The effective description of some quantum mechanical systems, far from a classical correspondence, can be nonlinear. Strongly driven THz intersubband transitions in AlGaAs/GaAs quantum wells are a good example of such a system and have been shown to exhibit novel nonlinear phenomena. Many-body effects which cause the nonlinearities become much more prominent in wide quantum wells (300 Angstrom) where intersubband spacing is of the order of 10 meV which is approximately that of the electron-electron Coulomb interactions. The main signature of the nonlinearities is the dynamic shielding by the electron gas of the incoming radiation. The screening blue shifts the absorption peak frequency, by an amount proportional to the intersubband population difference and sheet density, to the dressed frequency at which collective oscillations of the entire electron gas occur. This depolarization shift also causes the generation of second-harmonics (super-harmonics) of the drive frequency when it is at half of the dressed frequency.

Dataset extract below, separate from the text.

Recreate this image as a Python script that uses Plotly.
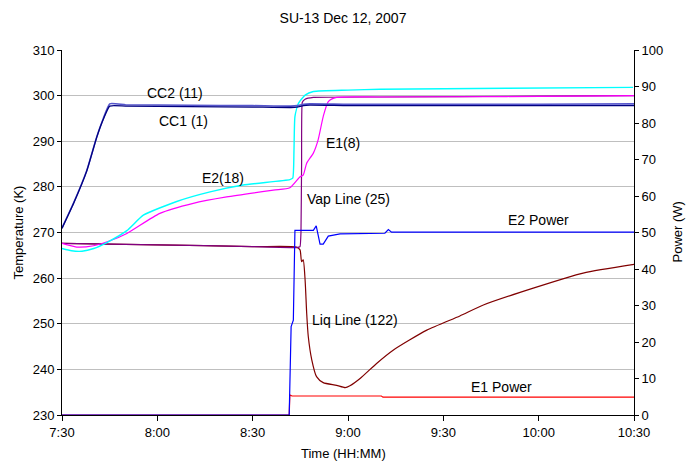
import plotly.graph_objects as go

# time in minutes after 7:30
tick_vals = [0, 30, 60, 90, 120, 150, 180]
tick_text = ["7:30", "8:00", "8:30", "9:00", "9:30", "10:00", "10:30"]

cc1_t = [0, 3.6, 7.8, 10.9, 13.0, 15.0, 20, 40, 60, 72, 74, 76, 78, 90, 120, 150, 180]
cc1_T = [270.9, 276.3, 283.5, 290.8, 294.8, 297.7, 297.7, 297.6, 297.5, 297.4, 297.5, 297.8, 297.9, 297.8, 297.8, 297.8, 297.8]

cc2_t = [0, 3.6, 7.8, 10.9, 13.0, 15.0, 20, 40, 60, 72, 74, 76, 78, 90, 120, 150, 180]
cc2_T = [271.0, 276.4, 283.6, 290.9, 295.0, 298.2, 298.0, 297.9, 297.8, 297.7, 297.8, 298.1, 298.2, 298.1, 298.1, 298.1, 298.2]

e2_t = [0, 3.0, 6.3, 10.0, 14.1, 20.4, 25.6, 36.1, 46.6, 57.0, 71.7, 72.6, 73.0, 73.3, 74.4, 76.5, 79.1, 90, 100.1, 140, 179.7]
e2_T = [266.5, 266.0, 265.9, 266.5, 267.8, 270.4, 273.8, 276.8, 278.9, 280.4, 281.6, 281.9, 288.0, 295.4, 298.3, 300.1, 300.9, 301.2, 301.4, 301.6, 301.8]

e1_t = [0, 4.6, 9.9, 15.1, 20.4, 30.8, 41.3, 51.8, 66.5, 71.7, 74.9, 75.9, 77.0, 79.1, 80.6, 82.2, 83.8, 86.4, 100, 140, 180]
e1_T = [267.6, 266.8, 267.1, 268.2, 269.8, 274.2, 276.4, 277.8, 279.3, 279.8, 282.2, 282.6, 285.2, 287.4, 290.3, 295.4, 298.7, 299.6, 299.7, 299.8, 300.0]

vap_t = [0, 30, 60, 73.8, 74.9, 75.2, 75.4, 75.6, 76.5, 79.1, 100, 150, 180]
vap_T = [267.6, 267.3, 266.9, 266.7, 266.9, 270.0, 285.0, 298.5, 299.2, 299.6, 299.7, 299.9, 300.0]

liq_t = [0, 30, 60, 73.8, 74.9, 75.4, 75.9, 76.5, 77.0, 77.5, 78.6, 80.1, 82.2, 86.4, 89.1, 90.6, 93.8, 99.0,
         104.2, 114.8, 125.2, 132.6, 148.3, 164.0, 180]
liq_T = [267.6, 267.3, 266.9, 266.8, 266.2, 263.6, 264.0, 259.6, 252.3, 247.2, 242.1, 238.4, 237.1, 236.5, 236.0,
         236.4, 238.0, 241.3, 244.2, 248.6, 251.7, 254.1, 257.8, 261.1, 263.0]

e2p_t = [0, 71.5, 72.1, 72.8, 73.3, 79.1, 80.0, 80.6, 81.2, 82.2, 83.8, 87.5, 101.6, 102.7, 103.7, 140, 180]
e2p_P = [0, 0, 24.2, 26.0, 50.6, 50.6, 51.8, 49.5, 46.8, 46.8, 49.0, 49.6, 49.8, 50.8, 50.1, 50.1, 50.1]

e1p_t = [0, 71.5, 71.7, 72.4, 100.5, 101.0, 180]
e1p_P = [0, 0, 5.5, 5.2, 5.2, 4.9, 4.9]

labels = ["CC2 (11)", "CC1 (1)", "E2(18)", "E1(8)", "Vap Line (25)", "E2 Power", "Liq Line (122)", "E1 Power"]
label_t = [35.6, 38.2, 50.6, 88.3, 90.1, 149.9, 92.2, 138.4]
label_T = [300.6, 294.4, 281.9, 289.7, 277.3, 272.7, 250.8, 236.2]

FONT = "Liberation Sans, Arial, sans-serif"

fig = go.Figure()

def add(t, v, color, width=1.2, y2=False, smooth=None):
    line = dict(color=color, width=width)
    if smooth:
        line.update(shape="spline", smoothing=smooth)
    fig.add_trace(go.Scatter(x=t, y=v, mode="lines", line=line,
                             yaxis="y2" if y2 else "y", showlegend=False, hoverinfo="skip"))

add(liq_t, liq_T, "#800000", smooth=0.6)
add(vap_t, vap_T, "#800080", smooth=0.3)
add(e1_t, e1_T, "#FF00FF", smooth=0.6)
add(e2_t, e2_T, "#00FFFF", 1.4, smooth=0.5)
add(cc2_t, cc2_T, "#5555CC", 1.6, smooth=0.4)
add(cc1_t, cc1_T, "#000080", 1.3, smooth=0.4)
add(e1p_t, e1p_P, "#FF0000", y2=True)
add(e2p_t, e2p_P, "#0000FF", y2=True)

for txt, tx, ty in zip(labels, label_t, label_T):
    fig.add_annotation(x=tx, y=ty, xref="x", yref="y", text=txt, showarrow=False,
                       font=dict(family=FONT, size=14, color="#000000"),
                       xanchor="center", yanchor="middle")

fig.add_annotation(x=(343 - 62) / 572, y=(415 - 453) / 365, xref="paper", yref="paper",
                   text="Time (HH:MM)", showarrow=False, xanchor="center", yanchor="middle",
                   font=dict(family=FONT, size=13, color="#000000"))
fig.add_annotation(x=(18 - 62) / 572, y=0.5, xref="paper", yref="paper", textangle=-90,
                   text="Temperature (K)", showarrow=False, xanchor="center", yanchor="middle",
                   font=dict(family=FONT, size=13, color="#000000"))
fig.add_annotation(x=(677 - 62) / 572, y=0.5, xref="paper", yref="paper", textangle=-90,
                   text="Power (W)", showarrow=False, xanchor="center", yanchor="middle",
                   font=dict(family=FONT, size=13, color="#000000"))

fig.update_layout(
    width=686, height=462,
    margin=dict(l=62, r=52, t=50, b=47),
    paper_bgcolor="white", plot_bgcolor="white",
    font=dict(family=FONT, size=13, color="#000000"),
    title=dict(text="SU-13 Dec 12, 2007", x=343 / 686, xref="container", xanchor="center",
               y=1 - 18.5 / 462, yref="container", yanchor="middle",
               font=dict(family=FONT, size=14, color="#000000")),
    xaxis=dict(range=[0, 180], tickvals=tick_vals, ticktext=tick_text, showgrid=False,
               showline=True, linecolor="black", linewidth=1, ticks="outside", ticklen=5,
               tickcolor="black", zeroline=False, tickfont=dict(size=13)),
    yaxis=dict(range=[230, 310], dtick=10, showgrid=True, gridcolor="#BFBFBF", gridwidth=1,
               showline=True, linecolor="black", linewidth=1, ticks="outside", ticklen=4,
               tickcolor="black", zeroline=False, tickfont=dict(size=13)),
    yaxis2=dict(range=[0, 100], dtick=10, overlaying="y", side="right", showgrid=False,
                showline=True, linecolor="black", linewidth=1, ticks="outside", ticklen=4,
                tickcolor="black", zeroline=False, tickfont=dict(size=13)),
)

fig.write_html("out.html")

Multisubband semiconductor Bloch equations are derived to study the effect of many-body interactions on the collective response of confined electrons in doped quantum well (QW) heterostructures to intense far-infrared radiation. For a two-subband system optical bistability is observed and its parameter range is given. For an asymmetrical three-subband QW interference phenomena occur near the resonances. The quantum wells when driven at the difference between the ground and second subband energy undergo first a period-doubling bifurcation, producing a sub-harmonic of the frequency of the drive. At a stronger amplitude of the drive a Hopf bifurcation occurs which generate a strong response at a frequency incommensurate with the drive frequency or any natural frequency of the system.